The report included a study of pain management in the state that raised several critical areas of concern:
- the need for more education about pain and pain management for both patients and health professionals;
- limited knowledge about the etiology of pain;
- limited knowledge of the actual risks and benefits of opioids in the treatment of pain and effective pain management by health professionals;
- lack of attention given to pain management in the curricula of the professional schools;
- the fact that licensure requires no competency in pain management;
- fear among health care providers that they make themselves vulnerable to discipline or legal action when they prescribe opioids and other narcotics for pain;
- the need for the creation of a State Advisory Council on Pain Management, which would be responsible for instituting statewide education efforts for both providers and patients.
OHIO
Building upon the office’s Senior Protection Initiative in May 2003, Attorney General Jim Petro created the Child and Elder Protection Section of the Ohio attorney general’s office in an effort to expand protections for Ohio’s most vulnerable citizens.
The new section, composed of presently existing units from the Corrections Litigation, Crime Victims, and Consumer Protection sections of the attorney general’s office, along with programs currently housed in the Ohio Bureau of Criminal Identification and Investigation, will assist local prosecutors in investigating and trying elder abuse cases, as well as Internet and computer crimes against the elderly.
The office also participates in a program that matches volunteer lawyers from the office with low-income senior citizens or people facing end-of-life issues who are in need of legal services in the area of preparation of wills, durable powers of attorney for health care, and general powers of attorney.
OKLAHOMA
Attorney General Drew Edmondson assigned an assistant attorney general to act as a liaison with the state coalition on end-of-life care for the past four years. This assistant has worked with the Oklahoma Association on Health Care Ethics and the Robert Wood Johnson Foundation-funded Alliance for Better Care of the Dying, in addition to making presentations to state agencies related to health care and to the public on end-of-life care.
As a result, the current governor and immediate past governor endorsed Palliative Care Week in Oklahoma and stood side by side with Edmondson to inform Oklahomans of the importance of advance health care directives.

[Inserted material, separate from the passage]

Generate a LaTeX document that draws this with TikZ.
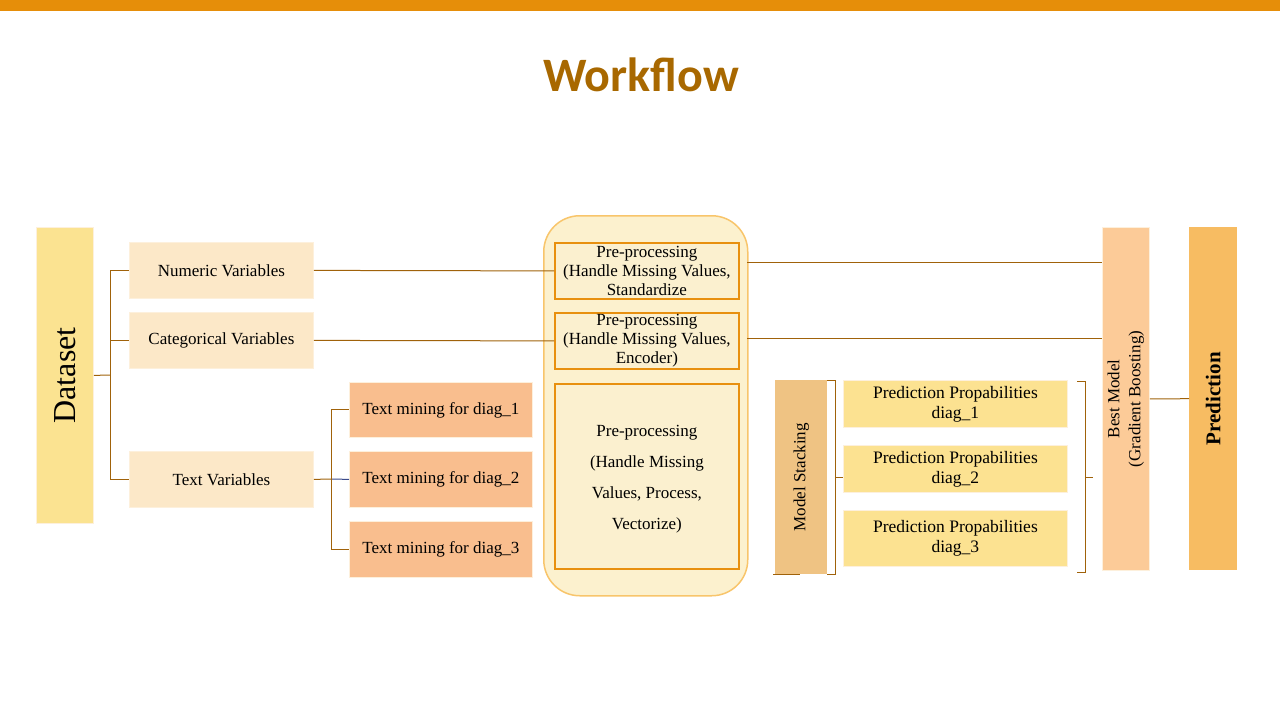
\documentclass[tikz,border=0pt]{standalone}
\usepackage{fontspec}
\setmainfont{Liberation Serif}
\newfontfamily\titlefont{Carlito}
\definecolor{barc}{HTML}{E68E09}
\definecolor{titlec}{HTML}{A86800}
\definecolor{linec}{HTML}{A0620A}
\definecolor{bluec}{HTML}{3B4A8A}
\definecolor{varfill}{HTML}{FCE8C8}
\definecolor{varborder}{HTML}{FDF0DC}
\definecolor{dsin}{HTML}{F2D27C}
\definecolor{dsout}{HTML}{FBE391}
\definecolor{tmin}{HTML}{EDA874}
\definecolor{tmout}{HTML}{F9BE8E}
\definecolor{contfill}{HTML}{FCF1CE}
\definecolor{contborder}{HTML}{F8C56B}
\definecolor{ppborder}{HTML}{E8900F}
\definecolor{ppfill}{HTML}{FBF0CF}
\definecolor{msfill}{HTML}{EFC383}
\definecolor{prin}{HTML}{F2D17C}
\definecolor{prout}{HTML}{FCE291}
\definecolor{bestfill}{HTML}{FCCB98}
\definecolor{predfill}{HTML}{F7BC62}
\begin{document}
\begin{tikzpicture}[x=1pt,y=-1pt,
  font=\fontsize{17}{19}\selectfont,
  box/.style={inner sep=0pt, align=center, anchor=north west},
  varbox/.style={box, fill=varfill, draw=varborder, line width=0.8pt},
  tmbox/.style={box, left color=tmout, middle color=tmin, right color=tmout, draw=varborder, line width=0.8pt},
  ppbox/.style={box, fill=ppfill, draw=ppborder, line width=1.8pt},
  prbox/.style={box, left color=prout, middle color=prin, right color=prout, draw=varborder, line width=0.8pt},
  conn/.style={draw=linec, line width=1pt},
  bconn/.style={draw=bluec, line width=1pt}]
\useasboundingbox (0,0) rectangle (1280,720);
\fill[barc] (0,0) rectangle (1280,11);
\node[font=\titlefont\bfseries\fontsize{48}{50}\selectfont, text=titlec] (title) at (641,75) {Workflow};

% left column
\node[box, top color=dsout, middle color=dsin, bottom color=dsout, draw=varborder, line width=0.8pt, minimum width=57pt, minimum height=296pt] (ds) at (36,227) {};
\node[rotate=90, font=\fontsize{32}{34}\selectfont] (dstext) at (ds.center) {Dataset};

\node[varbox, minimum width=184pt, minimum height=56pt] (num) at (129,242) {Numeric Variables};
\node[varbox, minimum width=184pt, minimum height=56pt] (cat) at (129,312) {Categorical Variables};
\node[varbox, minimum width=184pt, minimum height=56pt] (txt) at (129,451) {Text Variables};

\node[tmbox, minimum width=183pt, minimum height=55pt] (tm1) at (349,382) {Text mining for diag\_1};
\node[tmbox, minimum width=183pt, minimum height=56pt] (tm2) at (349,451) {Text mining for diag\_2};
\node[tmbox, minimum width=183pt, minimum height=56pt] (tm3) at (349,521) {Text mining for diag\_3};

% container
\node[box, fill=contfill, draw=contborder, line width=1.5pt, rounded corners=36pt, minimum width=204pt, minimum height=380pt] (cont) at (543,215) {};
\node[ppbox, minimum width=184pt, minimum height=56pt] (pp1) at (554,242) {Pre-processing\\(Handle Missing Values,\\Standardize};
\node[ppbox, minimum width=184pt, minimum height=56pt] (pp2) at (554,312) {Pre-processing\\(Handle Missing Values,\\Encoder)};
\node[ppbox, minimum width=184pt, minimum height=185pt] (pp3) at (554,383) {};
\node[align=center, font=\fontsize{17}{31}\selectfont] (pp3text) at ([yshift=-3pt]pp3.center) {Pre-processing\\(Handle Missing\\Values, Process,\\Vectorize)};

% stacking
\node[box, fill=msfill, minimum width=52pt, minimum height=194pt] (ms) at (775,380) {};
\node[rotate=90] (mstext) at (ms.center) {Model Stacking};

\node[prbox, minimum width=224pt, minimum height=47pt, font=\fontsize{17.5}{20}\selectfont] (pr1) at (843,380) {Prediction Propabilities\\diag\_1};
\node[prbox, minimum width=224pt, minimum height=47pt, font=\fontsize{17.5}{20}\selectfont] (pr2) at (843,445) {Prediction Propabilities\\diag\_2};
\node[prbox, minimum width=224pt, minimum height=56pt, font=\fontsize{17.5}{20}\selectfont] (pr3) at (843,510) {Prediction Propabilities\\diag\_3};

\node[box, fill=bestfill, draw=varborder, line width=0.8pt, minimum width=47pt, minimum height=343pt] (best) at (1102,227) {};
\node[rotate=90, align=center, font=\fontsize{17}{21}\selectfont] (besttext) at (best.center) {Best Model\\(Gradient Boosting)};

\node[box, fill=predfill, minimum width=48pt, minimum height=343pt] (pred) at (1189,227) {};
\node[rotate=90, font=\bfseries\fontsize{21}{23}\selectfont] (predtext) at (pred.center) {Prediction};

% connectors: dataset
\coordinate (j1) at (110,375);
\draw[conn] (ds.east) -- (j1);
\draw[conn] (j1|-num.west) -- (j1|-txt.west);
\draw[conn] (j1|-num.west) -- (num.west);
\draw[conn] (j1|-cat.west) -- (cat.west);
\draw[conn] (j1|-txt.west) -- (txt.west);

% text variables
\coordinate (j2) at (331,479);
\draw[conn] (txt.east) -- (j2);
\draw[bconn] (j2) -- (tm2.west);
\draw[conn] (j2|-tm1.west) -- (j2|-tm3.west);
\draw[conn] (j2|-tm1.west) -- (tm1.west);
\draw[conn] (j2|-tm3.west) -- (tm3.west);

% to preprocessing
\draw[conn] (num.east) -- (pp1.west);
\draw[conn] (cat.east) -- (pp2.west);

% container to best model
\coordinate (r1) at (747,262);
\coordinate (r2) at (747,338);
\draw[conn] (r1) -- (best.west|-r1);
\draw[conn] (r2) -- (best.west|-r2);

% stacking brackets
\coordinate (b1) at (835,477);
\draw[conn] (ms.north east) -- (b1|-ms.north) -- (b1|-ms.south) -- (ms.south east);
\draw[conn] (b1) -- (pr2.west|-b1);
\draw[conn] ([xshift=-2pt]ms.south west) -- ++(27,0);

\coordinate (b2) at (1085,477);
\coordinate (b2t) at (1077,381);
\coordinate (b2b) at (1077,572);
\coordinate (b2m) at (1093,477);
\draw[conn] (b2t) -- (b2|-b2t) -- (b2|-b2b) -- (b2b);
\draw[conn] (b2) -- (b2m);

% best to prediction
\draw[conn] (best.east) -- (pred.west);
\end{tikzpicture}
\end{document}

Recently, the office’s Medicaid Fraud Control Unit prosecuted a nurse for felony caretaker abuse and misdemeanor verbal abuse by a caretaker. The nurse worked the evening shift at a nursing home. One of the patients complained about treatment from the nurse several times. The person holding power of attorney for the patient placed a video camera and monitor in the patient’s room and advised the nursing home administrator of his action. The administrator, likewise, notified the staff of the camera recording events in the patient’s room. Amazingly, the nurse continued to treat the patient in an abusive manner. In addition, an investigation revealed that the nurse had failed to administer pain medication on several occasions during her shifts.
The nurse waived a preliminary hearing and entered a guilty plea and received a five-year deferred sentence. A condition of her probation is to refrain from employment as a caretaker for the elderly. Her nursing license also was suspended.
Although Oklahoma Attorney General Drew Edmondson focused his year-long presidency of the National Association of Attorneys General on improving end-of-life care and urging his colleagues to take a more active role in protecting terminally ill patients, several of his colleagues are at the forefront of changing state policies and affecting provider and consumer behavior.